+++ Data provided +++
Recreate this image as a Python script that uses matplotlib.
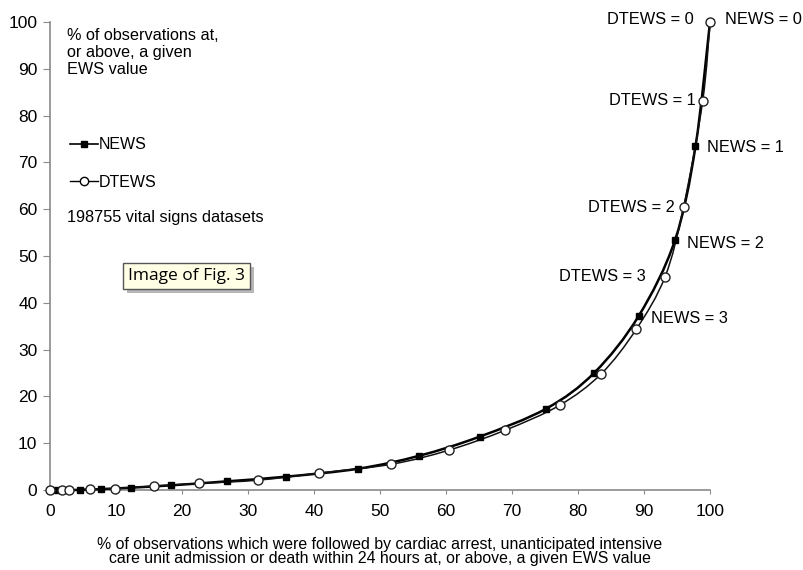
import matplotlib
matplotlib.use('Agg')
from matplotlib import pyplot as plt
from matplotlib.lines import Line2D
from matplotlib.path import Path
from matplotlib.patches import PathPatch
import matplotlib.patheffects as pe

plt.rcParams['font.family'] = ['Liberation Sans', 'DejaVu Sans']

# NEWS (filled markers), x = % of outcomes, y = % of observations
news_x = [0, 1.0, 4.5, 7.8, 12.3, 18.4, 26.8, 35.8, 46.7, 55.9, 65.1, 75.2, 82.5, 89.2, 94.7, 97.8, 100]
news_y = [0, 0.0, 0.0, 0.2, 0.5, 1.0, 1.85, 2.85, 4.55, 7.3, 11.4, 17.4, 25.1, 37.2, 53.4, 73.4, 100]

# DTEWS (open markers)
dtews_x = [0, 1.8, 2.9, 6.0, 9.8, 15.8, 22.6, 31.5, 40.7, 51.7, 60.4, 69.0, 77.2, 83.5, 88.8, 93.2, 96.0, 98.9, 100]
dtews_y = [0, 0.0, 0.0, 0.2, 0.3, 0.85, 1.4, 2.1, 3.6, 5.5, 8.5, 12.8, 18.1, 24.8, 34.3, 45.6, 60.5, 83.2, 100]

# labelled EWS thresholds: (label, series index, pixel offset)
news_labels = [('NEWS = 0', 16, (15, 2)), ('NEWS = 1', 15, (12, -1)),
               ('NEWS = 2', 14, (12, -3)), ('NEWS = 3', 13, (12, -3))]
dtews_labels = [('DTEWS = 0', 18, (-16, 2)), ('DTEWS = 1', 17, (-7, 0)),
                ('DTEWS = 2', 16, (-9, -1)), ('DTEWS = 3', 15, (-19, 0))]


def smooth_path(xs, ys):
    # Excel-style smoothed line: Catmull-Rom segments drawn as cubic Beziers
    pts = list(zip(xs, ys))
    verts = [pts[0]]
    codes = [Path.MOVETO]
    for i in range(len(pts) - 1):
        p0 = pts[max(i - 1, 0)]
        p1, p2 = pts[i], pts[i + 1]
        p3 = pts[min(i + 2, len(pts) - 1)]
        c1 = (p1[0] + (p2[0] - p0[0]) / 6, p1[1] + (p2[1] - p0[1]) / 6)
        c2 = (p2[0] - (p3[0] - p1[0]) / 6, p2[1] - (p3[1] - p1[1]) / 6)
        verts += [c1, c2, p2]
        codes += [Path.CURVE4] * 3
    return Path(verts, codes)


fig = plt.figure(figsize=(8.04, 5.70), dpi=100)
ax = fig.add_axes([50 / 804, 1 - 490 / 570, 660 / 804, 468 / 570])

ax.add_patch(PathPatch(smooth_path(news_x, news_y), fill=False, ec='black', lw=1.8,
                       zorder=3, clip_on=False))
ax.add_patch(PathPatch(smooth_path(dtews_x, dtews_y), fill=False, ec='#111111', lw=1.1,
                       zorder=3, clip_on=False))
ax.plot(news_x, news_y, ls='none', marker='s', ms=4.5,
        mfc='black', mec='black', zorder=4, clip_on=False)
ax.plot(dtews_x, dtews_y, ls='none', marker='o', ms=6.5,
        mfc='white', mec='#222222', mew=1.0, zorder=5, clip_on=False)

ax.set_xlim(0, 100)
ax.set_ylim(0, 100)
ax.set_xticks(range(0, 101, 10))
ax.set_yticks(range(0, 101, 10))
for side in ['top', 'right']:
    ax.spines[side].set_visible(False)
for side in ['left', 'bottom']:
    ax.spines[side].set_color('#8a8a8a')
    ax.spines[side].set_linewidth(1.2)
ax.tick_params(axis='y', direction='out', length=5, color='#8a8a8a', labelsize=12.5, pad=4)
ax.tick_params(axis='x', direction='out', length=3, color='#8a8a8a', labelsize=12.5, pad=7)

ax.set_xlabel('% of observations which were followed by cardiac arrest, unanticipated intensive\n'
              'care unit admission or death within 24 hours at, or above, a given EWS value',
              fontsize=11.4, labelpad=13, linespacing=0.95)

for label, i, off in news_labels:
    ax.annotate(label, (news_x[i], news_y[i]), xytext=off, textcoords='offset pixels',
                ha='left', va='center', fontsize=11.8)
for label, i, off in dtews_labels:
    ax.annotate(label, (dtews_x[i], dtews_y[i]), xytext=off, textcoords='offset pixels',
                ha='right', va='center', fontsize=11.8)

ax.text(17 / 660, 1 - 6 / 468, '% of observations at,\nor above, a given\nEWS value',
        transform=ax.transAxes, ha='left', va='top', fontsize=11.7, linespacing=1.15)
ax.text(17 / 660, 1 - 195 / 468, '198755 vital signs datasets',
        transform=ax.transAxes, ha='left', va='center', fontsize=11.7)

handles = [Line2D([], [], color='black', lw=1.2, marker='s', ms=4, mfc='black'),
           Line2D([], [], color='black', lw=1.0, marker='o', ms=6, mfc='white')]
ax.legend(handles, ['NEWS', 'DTEWS'], loc='upper left', bbox_to_anchor=(6 / 660, 1 - 101 / 468),
          frameon=False, handlelength=1.7, handletextpad=0.1, labelspacing=1.4, fontsize=11.5)

ax.text(78 / 660, 1 - 254 / 468, 'Image of Fig. 3', transform=ax.transAxes,
        ha='left', va='center', fontsize=12.5, family=['Open Sans', 'DejaVu Sans'],
        bbox=dict(boxstyle='square,pad=0.3', fc='#ffffe6', ec='#555555', lw=1.0,
                  path_effects=[pe.withSimplePatchShadow(offset=(3, -3), shadow_rgbFace='#888888', alpha=0.6)]))

plt.savefig('out.png', dpi=100)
+++
_Task requirements_
Skip the pictures, please, and transcribe only the lines from the beginning of the material through the one that contains "60.5, 83.2, 100]".

_Task response_
Recreate this image as a Python script that uses matplotlib.
import matplotlib
matplotlib.use('Agg')
from matplotlib import pyplot as plt
from matplotlib.lines import Line2D
from matplotlib.path import Path
from matplotlib.patches import PathPatch
import matplotlib.patheffects as pe

plt.rcParams['font.family'] = ['Liberation Sans', 'DejaVu Sans']

# NEWS (filled markers), x = % of outcomes, y = % of observations
news_x = [0, 1.0, 4.5, 7.8, 12.3, 18.4, 26.8, 35.8, 46.7, 55.9, 65.1, 75.2, 82.5, 89.2, 94.7, 97.8, 100]
news_y = [0, 0.0, 0.0, 0.2, 0.5, 1.0, 1.85, 2.85, 4.55, 7.3, 11.4, 17.4, 25.1, 37.2, 53.4, 73.4, 100]

# DTEWS (open markers)
dtews_x = [0, 1.8, 2.9, 6.0, 9.8, 15.8, 22.6, 31.5, 40.7, 51.7, 60.4, 69.0, 77.2, 83.5, 88.8, 93.2, 96.0, 98.9, 100]
dtews_y = [0, 0.0, 0.0, 0.2, 0.3, 0.85, 1.4, 2.1, 3.6, 5.5, 8.5, 12.8, 18.1, 24.8, 34.3, 45.6, 60.5, 83.2, 100]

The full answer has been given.